Our home galaxy, the Milky Way, surrounds us in space. From the Northern Hemisphere, we look toward the galaxy’s center on late summer evenings. We look toward it, but not into it. We can’t see directly into the heart of the galaxy in visible light, because intervening interstellar dust blocks our view. This week (September 22, 2015), astronomers at the Harvard-Smithsonian Center for Astrophysics announced a possible new technique for peering into the hidden heart of our Milky Way. They want to use radio waves from supersonic stars, stars traveling through space faster than the speed of sound.
The Spitzer Space Telescope image above shows a supersonic star that’s relatively close to us in space. It’s the star Zeta in the constellation Ophiuchus the Serpent Bearer, only about 370 light-years away. Zeta Ophiuchi is six times hotter, eight times wider, 20 times more massive, and about 80,000 times as bright as our sun. NASA said this star:
… is traveling at a snappy pace of about 54,000 mph (24 km per second), fast enough to break the sound barrier in the surrounding interstellar material. Because of this motion, it creates a spectacular bow shock ahead of its direction of travel (to the left). The structure is analogous to the ripples that precede the bow of a ship as it moves through the water, or the sonic boom of an airplane hitting supersonic speeds.
Supersonic stars like Zeta Ophiuchi produce radio waves. They do this when their preceding bow shock collides with tenuous clouds of interstellar gas and dust in space. The collision causes electrons – subatomic particles found in all atoms – to accelerate, and the acceleration produces radio waves via a process called synchrotron radiation.
Now shift the scene to the center of our Milky Way galaxy, some 26,000 light-years away.
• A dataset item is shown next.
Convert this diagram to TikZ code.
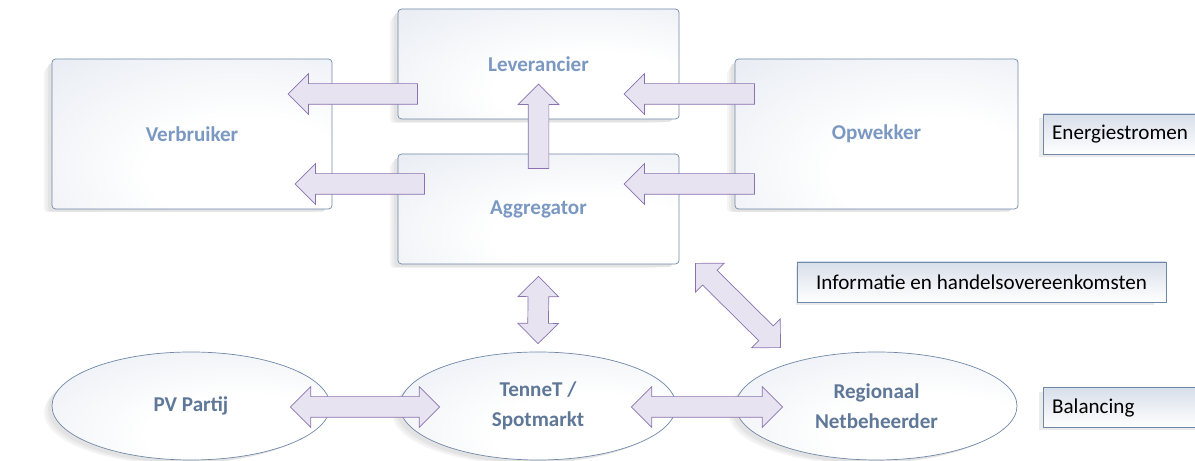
\documentclass[tikz,border=0pt]{standalone}
\usepackage{fontspec}
\setmainfont{Carlito}
\usetikzlibrary{calc}
\usetikzlibrary{shapes.geometric}
\usetikzlibrary{shapes.arrows}
\usetikzlibrary{shadows}

\definecolor{boxline}{HTML}{7088A8}
\definecolor{boxtop}{HTML}{D8DFEA}
\definecolor{lbltext}{HTML}{7B98C2}
\definecolor{darktext}{HTML}{5F7898}
\definecolor{arrowline}{HTML}{8A72B0}
\definecolor{arrowfill}{HTML}{E7E3F0}

% light in the lower right, blue-grey towards the upper left
\pgfdeclareradialshading{softbox}{\pgfpoint{12bp}{-15bp}}{color(0bp)=(white); color(18bp)=(white); color(68bp)=(boxtop); color(110bp)=(boxtop)}

\tikzset{
	soft shadow/.style={
		drop shadow={shadow xshift=-9pt, shadow yshift=-4pt, shadow scale=0.95, fill=black!4, opacity=1},
		drop shadow={shadow xshift=-6pt, shadow yshift=-3pt, shadow scale=0.97, fill=black!7, opacity=1},
		drop shadow={shadow xshift=-3pt, shadow yshift=-2pt, shadow scale=0.99, fill=black!11, opacity=1}},
	party/.style={draw=boxline, rounded corners=2pt, shade, shading=softbox, soft shadow,
		minimum width=5.62cm, minimum height=2.2cm,
		font=\fontsize{12}{14}\selectfont\bfseries, text=lbltext},
	market/.style={ellipse, draw=boxline, shade, shading=softbox, soft shadow,
		minimum width=5.56cm, minimum height=2.16cm, align=center,
		font=\fontsize{12}{17}\selectfont\bfseries, text=darktext},
	legend/.style={draw=boxline, top color=boxtop, bottom color=white,
		minimum height=0.8cm, inner xsep=5pt, font=\fontsize{12}{14}\selectfont,
		drop shadow={shadow xshift=-4pt, shadow yshift=-2pt, shadow scale=0.97, fill=black!8, opacity=1}},
	flow/.style={single arrow, draw=arrowline, fill=arrowfill, inner xsep=0pt, inner ysep=0.2cm,
		minimum width=0.8cm, single arrow head extend=0.2cm, allow upside down},
	swap/.style={double arrow, draw=arrowline, fill=arrowfill, inner xsep=0pt, inner ysep=0.2cm,
		minimum width=0.8cm, double arrow head extend=0.2cm, allow upside down}
}

% block arrow from #2 to #3
\newcommand{\blockarrow}[3]{%
	\path let \p1=($(#3)-(#2)$), \n1={veclen(\x1,\y1)} in
		(#2) -- (#3) node[#1, midway, sloped, minimum height=\n1] {};}

\begin{document}
\begin{tikzpicture}
	\useasboundingbox (0,0) rectangle (23.9,9.22);

	% actors
	\node[party, minimum width=5.6cm, minimum height=3cm] (verb) at (3.84,6.54) {Verbruiker};
	\node[party] (lev) at (10.77,7.94) {Leverancier};
	\node[party] (agg) at (10.77,5.04) {Aggregator};
	\node[party, minimum width=5.66cm, minimum height=3cm] (opw) at (17.53,6.54) {Opwekker};

	% balancing
	\node[market] (pv) at (3.82,1.1) {PV Partij};
	\node[market, minimum width=5.52cm] (ten) at (10.76,1.1) {TenneT /\\Spotmarkt};
	\node[market, minimum width=5.62cm] (reg) at (17.53,1.1) {Regionaal\\Netbeheerder};

	% legend
	\node[legend, anchor=west, text width=2.95cm] (energie) at (20.86,6.54) {Energiestromen};
	\node[legend, minimum width=7.38cm] (info) at (19.63,3.58) {Informatie en handelsovereenkomsten};
	\node[legend, anchor=west, text width=2.95cm] (bal) at (20.86,1.07) {Balancing};

	% energy flows
	\coordinate (lev out) at ($(lev.west)+(0.5,-0.6)$);
	\coordinate (verb in1) at ($(verb.east)+(-0.78,0.8)$);
	\coordinate (agg out) at ($(agg.west)+(0.64,0.5)$);
	\coordinate (verb in2) at ($(verb.east)+(-0.64,-1)$);
	\coordinate (agg up) at ($(agg.north)+(0,-0.4)$);
	\coordinate (lev in) at ($(lev.south)+(0,0.6)$);
	\coordinate (opw out1) at ($(opw.west)+(0.5,0.8)$);
	\coordinate (lev in2) at ($(lev.east)+(-1,-0.6)$);
	\coordinate (opw out2) at ($(opw.west)+(0.5,-1)$);
	\coordinate (agg in) at ($(agg.east)+(-1,0.5)$);
	\blockarrow{flow}{lev out}{verb in1}
	\blockarrow{flow}{agg out}{verb in2}
	\blockarrow{flow}{agg up}{lev in}
	\blockarrow{flow}{opw out1}{lev in2}
	\blockarrow{flow}{opw out2}{agg in}

	% information and trade
	\coordinate (agg low) at ($(agg.south)+(0,-0.24)$);
	\coordinate (ten top) at ($(ten.north)+(0,0.16)$);
	\coordinate (agg corner) at ($(agg.south east)+(0.32,0.02)$);
	\coordinate (reg top) at ($(reg.north)+(-1.92,0.08)$);
	\coordinate (pv right) at ($(pv.east)+(-0.8,-0.02)$);
	\coordinate (ten left) at ($(ten.west)+(0.8,-0.02)$);
	\coordinate (ten right) at ($(ten.east)+(-0.9,-0.02)$);
	\coordinate (reg left) at ($(reg.west)+(0.94,-0.02)$);
	\blockarrow{swap}{agg low}{ten top}
	\blockarrow{swap}{agg corner}{reg top}
	\blockarrow{swap}{pv right}{ten left}
	\blockarrow{swap}{ten right}{reg left}
\end{tikzpicture}
\end{document}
There, the Harvard astronomers say, stars are influenced by the strong gravity of our galaxy’s central supermassive black hole. The astronomers point out that:
When an orbiting star reaches its closest approach to the black hole, it can easily acquire the required [supersonic] speed.
And what is that speed? One of the researchers, Idan Ginsburg of Harvard, said in an email to EarthSky:
Let me explain what supersonic means in this context. The galactic center is more dense and also much hotter than most of the ‘space’ in the Milky Way. This raises the speed of sound. So although on Earth the speed of sound is about 340 m/s at sea level, at the galactic center it is much larger. There, the speed of sound is in fact a few hundred kilometers per second. It’s roughly larger by a factor of 1,000!
So, when we’re talking about supersonic stars in the galactic center, we’re talking about stars that are moving thousands of kilometers per second. This is equivalent to millions of miles per hour.
How are supersonic stars in the galactic center – whose bow shocks may be slamming into the interstellar medium, producing radio waves – useful to these astronomers? Unlike visible light, radio waves can penetrate dust. Thus these astronomers want to examine the radio waves from supersonic stars at the Milky Way’s core, to learn more about this hidden region of space.
Will it work? The researchers say they will test the technique, using a particular star at the galactic center. This hot, bright star is called S2 by astronomers. It can be seen in the infrared despite all the dust. When closest to the galactic center, S2 is moving over 10 million miles per hour! It’ll make its closest approach to the galactic center in late 2017 or early 2018. When it does, radio astronomers will target it to look for radio emission from its shock wave. Harvard astronomer Avi Loeb commented:
S2 will be our litmus test. If it’s seen in the radio, then potentially we can use this method to find smaller and fainter stars – stars that can’t be seen any other way.
Bottom line: Astronomers at the Harvard-Smithsonian Center for Astrophysics announced that they have a new technique for peering into the hidden heart of our Milky Way galaxy. They want to examine radio waves from supersonic stars, stars traveling through interstellar space faster than the speed of sound, at the galaxy’s core.